The simple answer is no. First, let’s discuss why many of you are considering adding your child to title.

Someone, perhaps an estate planning attorney, has told you that when you die, your assets go through probate. There are certain assets that will avoid the probate process, including: 1) assets that are held in a trust, 2) assets with a pay-on-death beneficiary, and 3) assets held in joint tenancy. Many homeowners want to avoid the cost of estate planning. One solution presented on the internet and by realtors is adding your child to title as a joint tenant. Thus, when you pass away, that property will be transferred to your child without any probate. Sounds good, right? No so fast.

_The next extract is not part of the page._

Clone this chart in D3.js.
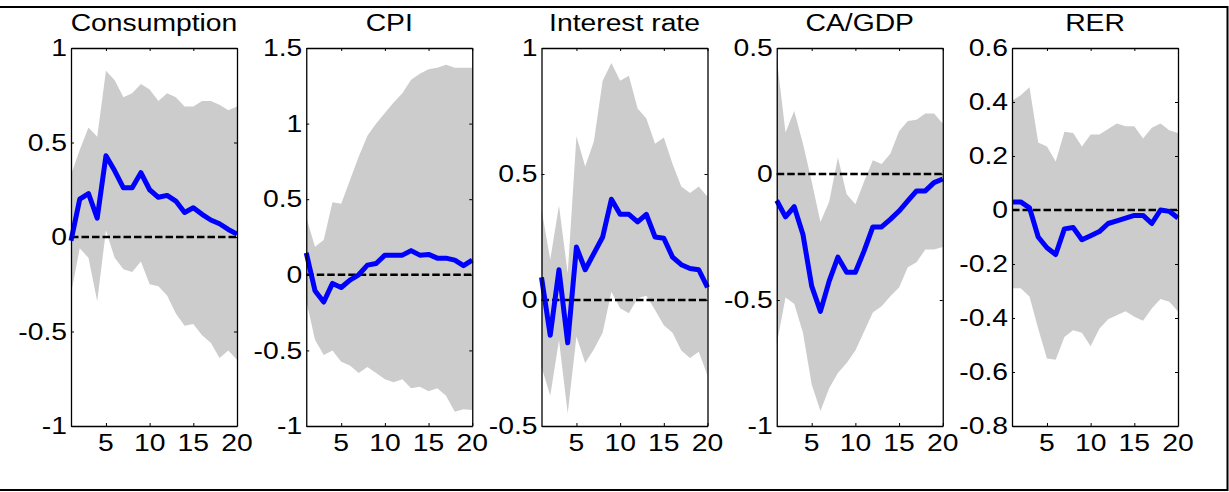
<!DOCTYPE html>
<html>
<head>
<meta charset="utf-8">
<script src="https://cdn.jsdelivr.net/npm/d3@7"></script>
<style>
  html, body { margin: 0; padding: 0; background: #fff; }
  svg { display: block; }
  text { font-family: "Liberation Sans", Arial, sans-serif; fill: #000; }
</style>
</head>
<body>
<script>
// Impulse responses over a 20-period horizon: median path with error band
const horizon = d3.range(1, 21);
const titles = ["Consumption", "CPI", "Interest rate", "CA/GDP", "RER"];

const consMedian = [-0.02, 0.20, 0.23, 0.10, 0.43, 0.35, 0.26, 0.26, 0.34, 0.25, 0.21, 0.22, 0.19, 0.13, 0.155, 0.12, 0.09, 0.07, 0.04, 0.015];
const consUpper  = [0.33, 0.46, 0.58, 0.53, 0.88, 0.83, 0.74, 0.76, 0.81, 0.78, 0.72, 0.76, 0.74, 0.69, 0.69, 0.72, 0.72, 0.70, 0.67, 0.69];
const consLower  = [-0.30, -0.06, -0.11, -0.34, 0.035, -0.11, -0.17, -0.185, -0.13, -0.25, -0.26, -0.31, -0.405, -0.47, -0.46, -0.52, -0.56, -0.64, -0.60, -0.65];

const cpiMedian = [0.145, -0.105, -0.18, -0.057, -0.084, -0.035, 0.0, 0.064, 0.075, 0.13, 0.13, 0.13, 0.16, 0.13, 0.135, 0.11, 0.11, 0.097, 0.06, 0.097];
const cpiUpper  = [0.38, 0.185, 0.23, 0.48, 0.47, 0.625, 0.78, 0.92, 1.0, 1.07, 1.14, 1.2, 1.29, 1.33, 1.36, 1.37, 1.39, 1.37, 1.37, 1.37];
const cpiLower  = [-0.17, -0.43, -0.53, -0.50, -0.575, -0.60, -0.65, -0.61, -0.65, -0.69, -0.71, -0.69, -0.75, -0.74, -0.77, -0.75, -0.80, -0.905, -0.89, -0.895];

const rateMedian = [0.09, -0.14, 0.12, -0.17, 0.21, 0.12, 0.185, 0.25, 0.40, 0.34, 0.34, 0.31, 0.34, 0.25, 0.245, 0.17, 0.14, 0.125, 0.12, 0.05];
const rateUpper  = [0.36, 0.16, 0.375, 0.105, 0.65, 0.53, 0.63, 0.87, 0.94, 0.87, 0.89, 0.76, 0.72, 0.62, 0.645, 0.54, 0.45, 0.425, 0.45, 0.41];
const rateLower  = [-0.265, -0.38, -0.16, -0.45, -0.145, -0.25, -0.195, -0.13, 0.033, -0.033, -0.053, 0.007, 0.017, -0.04, -0.10, -0.13, -0.20, -0.23, -0.205, -0.30];

const caMedian = [-0.105, -0.17, -0.13, -0.24, -0.445, -0.545, -0.425, -0.33, -0.39, -0.39, -0.305, -0.21, -0.21, -0.18, -0.147, -0.107, -0.067, -0.067, -0.034, -0.02];
const caUpper  = [0.46, 0.165, 0.25, 0.12, -0.03, -0.19, -0.11, 0.065, -0.08, -0.12, -0.03, 0.055, 0.04, 0.08, 0.17, 0.21, 0.215, 0.24, 0.24, 0.20];
const caLower  = [-0.675, -0.49, -0.515, -0.63, -0.835, -0.94, -0.85, -0.79, -0.75, -0.70, -0.625, -0.55, -0.525, -0.485, -0.45, -0.37, -0.35, -0.30, -0.30, -0.29];

const rerMedian = [0.03, 0.03, 0.008, -0.10, -0.14, -0.165, -0.07, -0.065, -0.11, -0.095, -0.08, -0.05, -0.04, -0.03, -0.02, -0.02, -0.05, 0.0, -0.005, -0.03];
const rerUpper  = [0.405, 0.425, 0.455, 0.25, 0.235, 0.18, 0.29, 0.285, 0.235, 0.28, 0.28, 0.30, 0.32, 0.31, 0.31, 0.265, 0.305, 0.32, 0.295, 0.285];
const rerLower  = [-0.29, -0.29, -0.32, -0.44, -0.55, -0.555, -0.47, -0.445, -0.455, -0.505, -0.44, -0.405, -0.39, -0.375, -0.395, -0.41, -0.365, -0.33, -0.34, -0.375];

const medians = [consMedian, cpiMedian, rateMedian, caMedian, rerMedian];
const uppers  = [consUpper, cpiUpper, rateUpper, caUpper, rerUpper];
const lowers  = [consLower, cpiLower, rateLower, caLower, rerLower];

const yDomains = [[-1, 1], [-1, 1.5], [-0.5, 1], [-1, 0.5], [-0.8, 0.6]];
const yTicks = [
  [-1, -0.5, 0, 0.5, 1],
  [-1, -0.5, 0, 0.5, 1, 1.5],
  [-0.5, 0, 0.5, 1],
  [-1, -0.5, 0, 0.5],
  [-0.8, -0.6, -0.4, -0.2, 0, 0.2, 0.4, 0.6]
];
const xTicks = [5, 10, 15, 20];

const W = 1229, H = 492;
const panelLeft = 71, panelStep = 235.25, panelW = 166;
const panelTop = 48, panelBottom = 426;
const stretch = 1.23;   // wide-set lettering
const fontSize = 23;

const svg = d3.select("body").append("svg")
  .attr("width", W).attr("height", H);

// outer frame
svg.append("rect")
  .attr("x", -1).attr("y", 7)
  .attr("width", 1228.5).attr("height", 483)
  .attr("fill", "none").attr("stroke", "#000").attr("stroke-width", 2);

function label(g, x, y, txt, anchor, dy) {
  g.append("text")
    .attr("transform", `translate(${x},${y}) scale(${stretch},1)`)
    .attr("text-anchor", anchor)
    .attr("dy", dy || 0)
    .style("font-size", fontSize + "px")
    .text(txt);
}

const fmt = v => (v === 0 ? "0" : String(v));

titles.forEach((title, i) => {
  const x0 = panelLeft + i * panelStep;
  const x = d3.scaleLinear().domain([1, 20]).range([x0, x0 + panelW]);
  const y = d3.scaleLinear().domain(yDomains[i]).range([panelBottom, panelTop]);
  const g = svg.append("g");

  const rows = horizon.map((h, k) => ({ h, m: medians[i][k], u: uppers[i][k], l: lowers[i][k] }));

  // error band
  g.append("path")
    .datum(rows)
    .attr("fill", "#cccccc")
    .attr("stroke", "none")
    .attr("d", d3.area().x(d => x(d.h)).y0(d => y(d.l)).y1(d => y(d.u)));

  // zero reference
  g.append("line")
    .attr("x1", x(1)).attr("x2", x(20))
    .attr("y1", y(0)).attr("y2", y(0))
    .attr("stroke", "#000").attr("stroke-width", 2.6)
    .attr("stroke-dasharray", "7.5,3");

  // median response
  g.append("path")
    .datum(rows)
    .attr("fill", "none")
    .attr("stroke", "#0000ff")
    .attr("stroke-width", 5)
    .attr("stroke-linejoin", "round")
    .attr("d", d3.line().x(d => x(d.h)).y(d => y(d.m)));

  // box with inward ticks on all sides
  const axes = [
    [d3.axisLeft(y).tickValues(yTicks[i]), `translate(${x0},0)`],
    [d3.axisRight(y).tickValues(yTicks[i]), `translate(${x0 + panelW},0)`],
    [d3.axisBottom(x).tickValues(xTicks), `translate(0,${panelBottom})`],
    [d3.axisTop(x).tickValues(xTicks), `translate(0,${panelTop})`]
  ];
  axes.forEach(([ax, tr]) => {
    const a = g.append("g")
      .attr("transform", tr)
      .call(ax.tickSizeInner(-3).tickSizeOuter(0).tickFormat(""));
    a.select(".domain").attr("stroke", "#000").attr("stroke-width", 1.3);
    a.selectAll(".tick line").attr("stroke", "#000").attr("stroke-width", 1);
  });

  // tick labels
  yTicks[i].forEach(v => label(g, x0 - 4, y(v), fmt(v), "end", "0.36em"));
  xTicks.forEach(v => label(g, x(v), panelBottom + 25, String(v), "middle"));

  // panel title
  label(g, x0 + panelW / 2, 31, title, "middle");
});
</script>
</body>
</html>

Here are a list of issues that you and/or your children may face down the road by adding your child to title:

Taxes Incurred by Adding Your Child to Title

Estate planning often involves a discussion of many different taxes, including estate taxes, gift taxes, property taxes and income taxes. Income tax is a tax that almost all of us are aware of because we all pay it. When you sell real estate, especially real estate other than your primary residence, you will pay capital gains tax (barring some other tax deferral method such as a 1031 exchange). Capital gains tax is a form of income tax. Essentially, when you sell an asset for more than your purchase price, you pay tax on the difference between your purchase price (your “basis”) and your sell price. With this basic understanding in mind, let’s discuss what happens when you add your child to your home.

By adding your child to title of your home during your life, he or she inherits your basis (the amount you paid) in the house. Therefore, if your child decides to sell the house after your death, he or she will likely incur a capital gains tax for the difference between the price you paid, and the price he or she sold the house. The basis the child inherits is dependent upon the percentage of the gift made during your life. This is further explained in the example below.

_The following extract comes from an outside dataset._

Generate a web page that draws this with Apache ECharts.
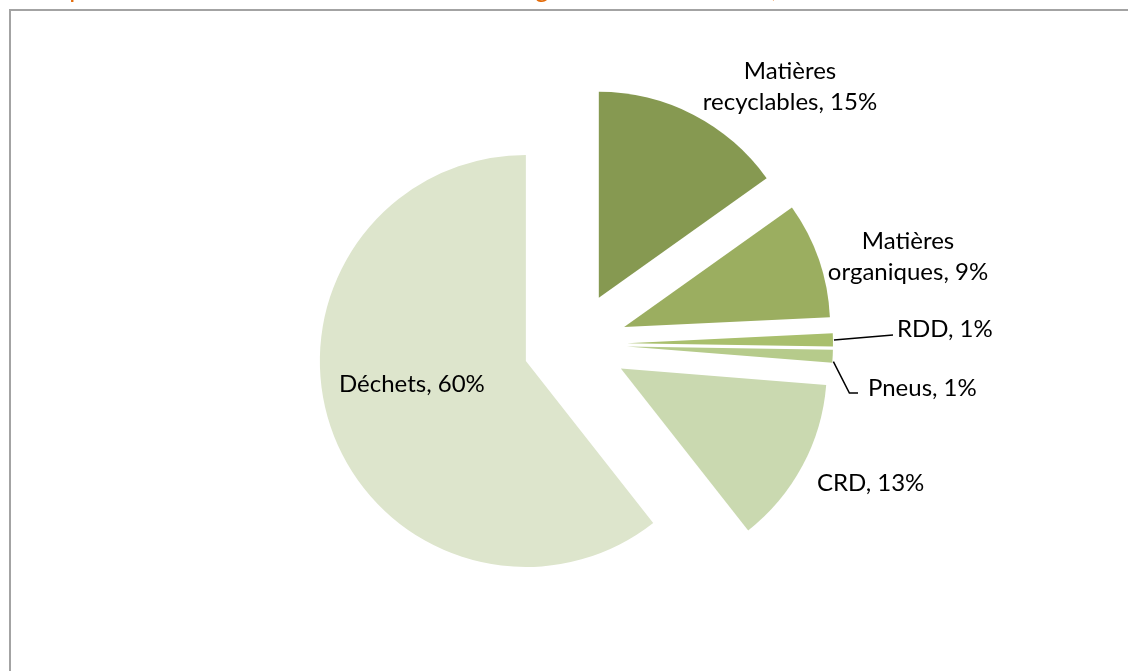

If, rather than adding your child to title, you kept the property until your death, and then through a trust, transferred the property to your child, he or she would pay no capital gains tax. The reason is because upon your death, all assets in your name get a step-up in basis to the fair market value. In other words, your child could sell all of your assets the day after your death and pay no income tax.

Example 1: You purchase a house in Orange County for $100,000 in 1975. In 2015, you add your child as a joint tenant on your Orange County home at which time your house is worth $1,100,000. Technically, when you add your child on to your house, you have made a gift of one-half the value of the property ($550,000) and one half of your basis ($50,000). Assuming you died in 2016, when the house was still worth $1,100,000, your child would have a new basis of $600,000. Your child would receive a step-up in basis on your one-half of the property ($550,000) plus his basis from your gift in 2015 ($50,000). If your child decided to sell the house in 2016, he would incur capital gains in the amount of $500,000, creating a tax liability of potentially more than $100,000. Your child has avoided probate, but at a $100,000 price tag.

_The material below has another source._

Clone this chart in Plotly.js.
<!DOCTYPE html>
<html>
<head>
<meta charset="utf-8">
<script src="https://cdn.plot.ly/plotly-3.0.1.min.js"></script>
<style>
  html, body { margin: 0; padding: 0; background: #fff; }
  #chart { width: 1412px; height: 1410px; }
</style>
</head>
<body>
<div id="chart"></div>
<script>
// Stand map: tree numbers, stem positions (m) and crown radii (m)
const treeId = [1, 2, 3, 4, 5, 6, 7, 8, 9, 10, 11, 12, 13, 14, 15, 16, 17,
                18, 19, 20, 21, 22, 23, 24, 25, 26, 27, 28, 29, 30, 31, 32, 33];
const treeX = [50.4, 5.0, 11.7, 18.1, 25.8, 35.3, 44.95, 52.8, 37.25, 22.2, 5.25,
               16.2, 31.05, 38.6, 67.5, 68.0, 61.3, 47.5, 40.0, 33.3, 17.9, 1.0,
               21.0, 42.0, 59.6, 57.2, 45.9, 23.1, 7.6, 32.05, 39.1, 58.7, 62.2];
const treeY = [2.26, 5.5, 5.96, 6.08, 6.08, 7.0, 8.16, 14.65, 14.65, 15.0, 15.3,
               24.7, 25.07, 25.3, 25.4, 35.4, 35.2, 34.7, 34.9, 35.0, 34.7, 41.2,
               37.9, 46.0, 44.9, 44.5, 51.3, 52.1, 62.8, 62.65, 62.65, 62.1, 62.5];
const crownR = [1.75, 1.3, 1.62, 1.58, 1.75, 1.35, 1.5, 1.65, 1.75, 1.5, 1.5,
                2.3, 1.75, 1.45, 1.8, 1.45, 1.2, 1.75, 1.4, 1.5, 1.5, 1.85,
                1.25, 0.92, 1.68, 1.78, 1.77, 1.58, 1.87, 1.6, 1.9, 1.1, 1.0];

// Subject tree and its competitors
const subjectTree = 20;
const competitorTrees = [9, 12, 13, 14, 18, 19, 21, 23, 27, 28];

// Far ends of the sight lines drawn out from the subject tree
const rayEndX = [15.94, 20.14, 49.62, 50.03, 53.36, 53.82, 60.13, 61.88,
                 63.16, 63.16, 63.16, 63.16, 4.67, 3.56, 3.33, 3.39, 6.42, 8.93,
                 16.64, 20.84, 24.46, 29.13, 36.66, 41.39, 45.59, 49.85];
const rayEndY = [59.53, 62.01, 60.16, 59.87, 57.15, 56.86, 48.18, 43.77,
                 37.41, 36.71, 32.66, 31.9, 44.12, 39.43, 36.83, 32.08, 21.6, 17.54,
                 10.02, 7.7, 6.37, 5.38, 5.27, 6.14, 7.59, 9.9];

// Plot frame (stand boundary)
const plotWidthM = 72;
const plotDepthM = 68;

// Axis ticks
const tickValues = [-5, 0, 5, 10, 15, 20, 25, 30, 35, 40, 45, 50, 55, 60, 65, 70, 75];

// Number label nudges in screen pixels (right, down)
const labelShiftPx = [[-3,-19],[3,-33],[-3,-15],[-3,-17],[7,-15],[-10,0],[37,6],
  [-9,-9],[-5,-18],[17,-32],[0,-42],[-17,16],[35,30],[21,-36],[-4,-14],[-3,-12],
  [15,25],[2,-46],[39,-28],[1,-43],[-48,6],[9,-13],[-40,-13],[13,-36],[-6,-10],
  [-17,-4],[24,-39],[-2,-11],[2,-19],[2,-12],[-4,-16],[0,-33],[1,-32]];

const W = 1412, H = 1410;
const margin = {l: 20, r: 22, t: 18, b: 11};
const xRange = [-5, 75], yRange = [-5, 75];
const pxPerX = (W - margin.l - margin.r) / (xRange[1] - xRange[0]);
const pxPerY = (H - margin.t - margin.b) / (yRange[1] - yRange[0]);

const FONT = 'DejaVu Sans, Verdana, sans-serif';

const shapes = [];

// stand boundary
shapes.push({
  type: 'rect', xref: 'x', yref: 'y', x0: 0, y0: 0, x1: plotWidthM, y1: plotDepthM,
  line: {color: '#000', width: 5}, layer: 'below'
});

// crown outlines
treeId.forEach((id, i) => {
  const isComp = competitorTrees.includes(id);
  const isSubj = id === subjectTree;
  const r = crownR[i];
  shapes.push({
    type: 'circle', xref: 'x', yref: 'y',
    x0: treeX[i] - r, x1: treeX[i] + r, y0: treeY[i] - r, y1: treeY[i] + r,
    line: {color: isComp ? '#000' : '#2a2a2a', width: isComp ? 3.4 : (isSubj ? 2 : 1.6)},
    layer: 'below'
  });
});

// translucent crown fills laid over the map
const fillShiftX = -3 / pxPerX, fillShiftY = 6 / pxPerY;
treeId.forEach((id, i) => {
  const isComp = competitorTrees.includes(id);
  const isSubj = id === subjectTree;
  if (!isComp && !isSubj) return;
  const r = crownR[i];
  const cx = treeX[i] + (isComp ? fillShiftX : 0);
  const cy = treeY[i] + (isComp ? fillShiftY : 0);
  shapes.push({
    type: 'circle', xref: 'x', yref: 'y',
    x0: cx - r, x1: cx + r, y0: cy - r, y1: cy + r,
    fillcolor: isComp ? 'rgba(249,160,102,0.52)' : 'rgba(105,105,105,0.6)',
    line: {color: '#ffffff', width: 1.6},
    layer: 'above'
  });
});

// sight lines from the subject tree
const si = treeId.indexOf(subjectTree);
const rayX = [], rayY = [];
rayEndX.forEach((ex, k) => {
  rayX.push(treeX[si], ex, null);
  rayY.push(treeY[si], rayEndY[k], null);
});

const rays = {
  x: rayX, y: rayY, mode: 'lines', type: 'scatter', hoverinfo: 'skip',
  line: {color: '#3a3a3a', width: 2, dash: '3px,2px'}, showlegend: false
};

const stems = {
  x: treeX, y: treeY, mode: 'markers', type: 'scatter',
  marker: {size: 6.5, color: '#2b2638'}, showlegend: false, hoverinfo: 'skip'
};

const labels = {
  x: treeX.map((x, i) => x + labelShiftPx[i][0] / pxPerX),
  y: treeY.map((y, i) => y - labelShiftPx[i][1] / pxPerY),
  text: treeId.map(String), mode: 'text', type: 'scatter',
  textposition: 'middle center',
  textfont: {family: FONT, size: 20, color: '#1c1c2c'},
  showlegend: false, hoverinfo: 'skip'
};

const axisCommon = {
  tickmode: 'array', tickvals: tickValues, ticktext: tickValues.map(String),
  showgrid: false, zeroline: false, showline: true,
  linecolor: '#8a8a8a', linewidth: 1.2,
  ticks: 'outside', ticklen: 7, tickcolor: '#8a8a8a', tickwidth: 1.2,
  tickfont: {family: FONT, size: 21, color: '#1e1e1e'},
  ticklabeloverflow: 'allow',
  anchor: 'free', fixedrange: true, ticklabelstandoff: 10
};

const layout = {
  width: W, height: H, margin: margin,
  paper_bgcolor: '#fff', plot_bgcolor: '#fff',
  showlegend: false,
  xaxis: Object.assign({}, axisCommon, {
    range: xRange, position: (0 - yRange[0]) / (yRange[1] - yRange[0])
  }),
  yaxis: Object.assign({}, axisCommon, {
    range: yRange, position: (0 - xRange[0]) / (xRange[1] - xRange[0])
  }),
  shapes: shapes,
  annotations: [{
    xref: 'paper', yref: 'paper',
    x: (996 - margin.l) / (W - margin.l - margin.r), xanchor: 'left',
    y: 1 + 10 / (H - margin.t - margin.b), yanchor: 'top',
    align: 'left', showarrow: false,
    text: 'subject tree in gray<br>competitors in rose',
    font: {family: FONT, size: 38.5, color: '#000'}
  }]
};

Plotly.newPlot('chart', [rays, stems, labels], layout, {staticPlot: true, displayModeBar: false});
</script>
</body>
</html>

Example 2: Same house in Orange County is purchased in 1975. However, you keep the property in your revocable trust until your death in 2016. Upon your death, the trust transfers the property to your child. Your child would receive a step-up in basis to the fair market value of $1,100,000. If your child sold the property in 2016, he would pay $0 in income taxes, resulting in a savings of over $100,000. Because your house was a trust asset, your child will still avoid probate.

Clearly, in this scenario, the cost of adding your child to title on your home is tremendous. However, even under different scenarios, the tax consequences will almost always be greater than the cost of simply putting your house into a revocable trust.

It should be noted that when you add your child’s name as a joint tenant on your house, you are making a gift to your child. This gift should be reported on a gift tax return for the year you made the gift. Depending upon your net-worth, this could have adverse tax consequences, including interest and penalties.

Asset Protection

As soon as you add your child’s name to your home, he or she is now an owner of that home. This means that if your child were ever to be sued, perhaps for a contract dispute, or due to a car accident, your house is subject to the claims of your child’s creditors. This means that a creditor could potentially be entitled to at least half of the proceeds of your home. Regardless of how responsible your child is, the more people you have on title, the more potential for creditors to latch on to that asset.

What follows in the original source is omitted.